A quick search of Google’s N-gram viewer reveals what most academic reviewers know from experience; that the word ‘strategy’ is becoming ever more popular. A strategy is a more flexible approach to achieving a goal than a plan, which probably provides part of the reason for why the word is gaining traction in academia, where things rarely progress as planned.
In the context of a funding environment that makes increasing demands for demonstrable impact, a researcher has to take a more strategic approach to her work. Most researchers start with a review of the broader literature, to understand the role their work will play in the development of an academic discipline. This then allows for the adoption of a flexible approach to project design that increases your likelihood of making a valuable contribution, even if you don’t get the results you want.

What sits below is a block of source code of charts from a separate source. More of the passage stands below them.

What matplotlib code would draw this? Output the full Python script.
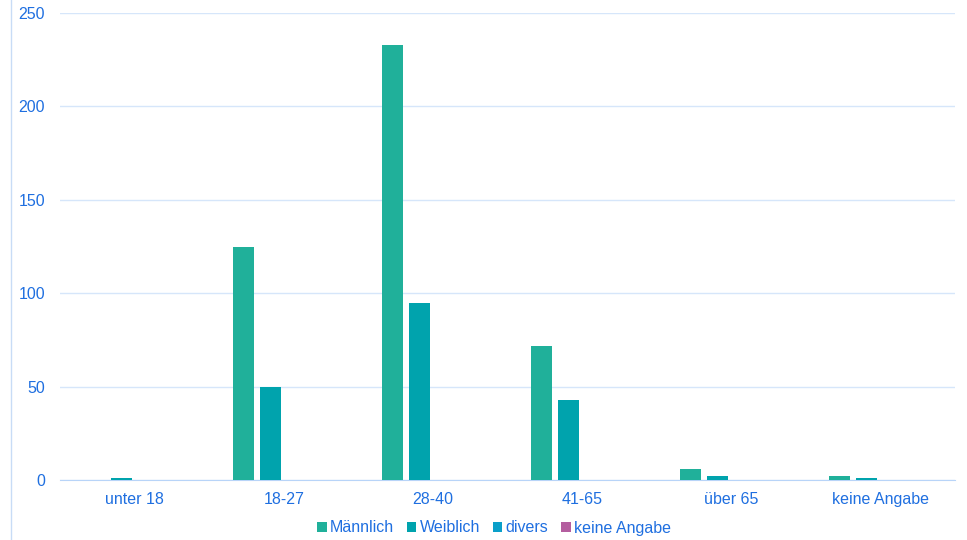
import numpy as np
import matplotlib.pyplot as plt
from matplotlib.lines import Line2D

plt.rcParams['font.family'] = ['Liberation Sans', 'DejaVu Sans']

categories = ['unter 18', '18-27', '28-40', '41-65', 'über 65', 'keine Angabe']
maennlich = [0, 125, 233, 72, 6, 2]
weiblich = [1, 50, 95, 43, 2, 1]
divers = [0, 0, 0, 0, 0, 0]
keine_angabe = [0, 0, 0, 0, 0, 0]

series = [
    ('Männlich', maennlich, '#20b09a'),
    ('Weiblich', weiblich, '#00a3ad'),
    ('divers', divers, '#0a9fc9'),
    ('keine Angabe', keine_angabe, '#b45e9f'),
]

text_color = '#1f6fe0'
grid_color = '#d6e6fa'

fig = plt.figure(figsize=(9.67, 5.40), dpi=100)
ax = fig.add_axes([60 / 967, 1 - 480 / 540, 895 / 967, 467 / 540])

x = np.arange(len(categories))
width = 0.141
step = 0.181
for i, (name, vals, color) in enumerate(series):
    ax.bar(x + (i - 1.5) * step, vals, width, color=color, label=name, zorder=3)

ax.set_xlim(-0.5, len(categories) - 0.5)
ax.set_ylim(0, 250)
ax.set_yticks(range(0, 251, 50))
ax.set_xticks(x)
ax.set_xticklabels(categories)
ax.yaxis.grid(True, color=grid_color, linewidth=1, zorder=0)
ax.set_axisbelow(True)
for s in ['top', 'right', 'left']:
    ax.spines[s].set_visible(False)
ax.spines['bottom'].set_color('#b8d4f8')
ax.tick_params(axis='both', length=0, labelsize=11.5, labelcolor=text_color)
ax.tick_params(axis='y', pad=10.8)
ax.tick_params(axis='x', pad=8.5)

fig.add_artist(Line2D([11 / 967, 11 / 967], [0, 1], color='#c8dcf6', linewidth=1))

leg = fig.legend(loc='center', bbox_to_anchor=(494 / 967, 1 - 528 / 540), ncol=4,
                 frameon=False, fontsize=11.5, handlelength=0.6, handleheight=0.6,
                 handletextpad=0.2, columnspacing=0.8)
for t in leg.get_texts():
    t.set_color(text_color)

fig.savefig('out.png', dpi=100)
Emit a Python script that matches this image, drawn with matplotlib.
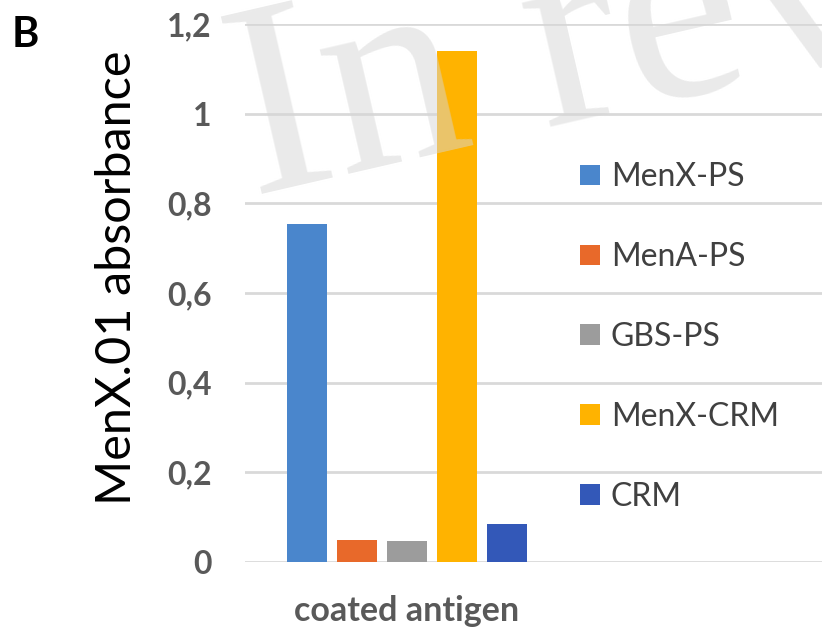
import matplotlib
matplotlib.use("Agg")
import matplotlib.pyplot as plt
from matplotlib.patches import Patch

# data
antigens = ['MenX-PS', 'MenA-PS', 'GBS-PS', 'MenX-CRM', 'CRM']
absorbance = [0.754, 0.049, 0.046, 1.14, 0.085]
colors = ['#4a86cc', '#e8692a', '#9c9c9c', '#ffb300', '#3358b8']
yticks = [0, 0.2, 0.4, 0.6, 0.8, 1.0, 1.2]
ytick_labels = ['0', '0,2', '0,4', '0,6', '0,8', '1', '1,2']
category = 'coated antigen'

plt.rcParams['font.family'] = ['Lato', 'DejaVu Sans']

fig = plt.figure(figsize=(8.22, 6.30), dpi=100)
ax = fig.add_axes([245 / 822, 68 / 630, 577 / 822, 538 / 630])

x = list(range(len(antigens)))
ax.bar(x, absorbance, width=0.8, color=colors, zorder=3)

ax.set_ylim(0, 1.2)
ax.set_xlim(-1.24, 10.3)
ax.set_yticks(yticks)
ax.set_yticklabels(ytick_labels, fontsize=23, fontweight='bold', color='#595959')
ax.set_xticks([2])
ax.set_xticklabels([category], fontsize=24.5, fontweight='bold', color='#595959')
ax.tick_params(axis='y', length=0, pad=24)
ax.tick_params(axis='x', length=0, pad=24)
ax.yaxis.grid(True, color='#d9d9d9', linewidth=2, zorder=1)
ax.set_axisbelow(True)
for s in ax.spines.values():
    s.set_visible(False)

ax.set_ylabel('MenX.01 absorbance', fontsize=35, color='black')
ax.yaxis.set_label_coords(-0.184, 0.528)

handles = [Patch(facecolor=c, edgecolor='none') for c in colors]
ax.legend(handles, antigens, loc='center left', bbox_to_anchor=(580 / 822, 1 - 337 / 630),
          bbox_transform=fig.transFigure, frameon=False, fontsize=23, labelcolor='#404040',
          handlelength=0.62, handleheight=0.62, handletextpad=0.35, labelspacing=1.56,
          borderpad=0, borderaxespad=0)

fig.text(12 / 822, 1 - 47 / 630, 'B', fontsize=30, fontweight='bold', color='black')

# watermark over the chart
fig.text(252 / 822, 1 - 196 / 630, 'In review', fontsize=200, family='Liberation Serif',
         color='#d6d6d6', alpha=0.5, rotation=13, rotation_mode='anchor',
         ha='left', va='baseline', zorder=10)

fig.savefig('out.png', dpi=100)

Fewer researchers recognise that these same principles can be applied to their career progression. Whatever stage of your research career you are at, it is advisable to set some time aside to think carefully about your broader motivation for the work you do and where you would like to be. This will then help you construct a personal strategy more likely to be effective in achieving a career destination suitable to you, even if things don’t turn out quite as you planned.
This need has been recognised at a policy level. The European Charter for Researchers was developed, in part, to facilitate the career development of researchers. It contains specific recommendations aimed at encouraging the formulation of researcher career development strategies at the national, institutional and individual scales.
Most research-supporting institutions provide such support and looking out for the ‘HR excellence in research’ logo is one way to ensure that an institution is working in line with European policy. In practice though, there are a great variety of institutional budgets for the provision of these services, and, especially if you are a mobile researcher it may be difficult to access a consistent set of resources.
The EURAXESS network is a unique pan-European initiative delivering information and support services to professional researchers. Backed by the European Union and its Member States, it supports researcher mobility and career development and has recently developed and made freely available a set of high-quality materials and resources for researcher career development through its online portal.
The resources target the different stages required to form a personal strategy, from self-reflection tools to training resources needed for skills development. The toolkit is purposely designed to augment a flexible approach to career development, with additional tools that will be of varying relevance to researchers, such as a tool for engaging with industry or for developing the skills needed for intercultural fluency. And upon becoming a EURAXESS member (membership is free) there are additional tools for PIs to provide training for the junior researchers in their group – another important part of European policy in this area.
In the longer term there are plans to roll out researcher career development centres which will provide more direct services through the network. But in the meantime, the EURAXESS portal is a great place to start looking for resources to enable you to start developing a strategy for your own career.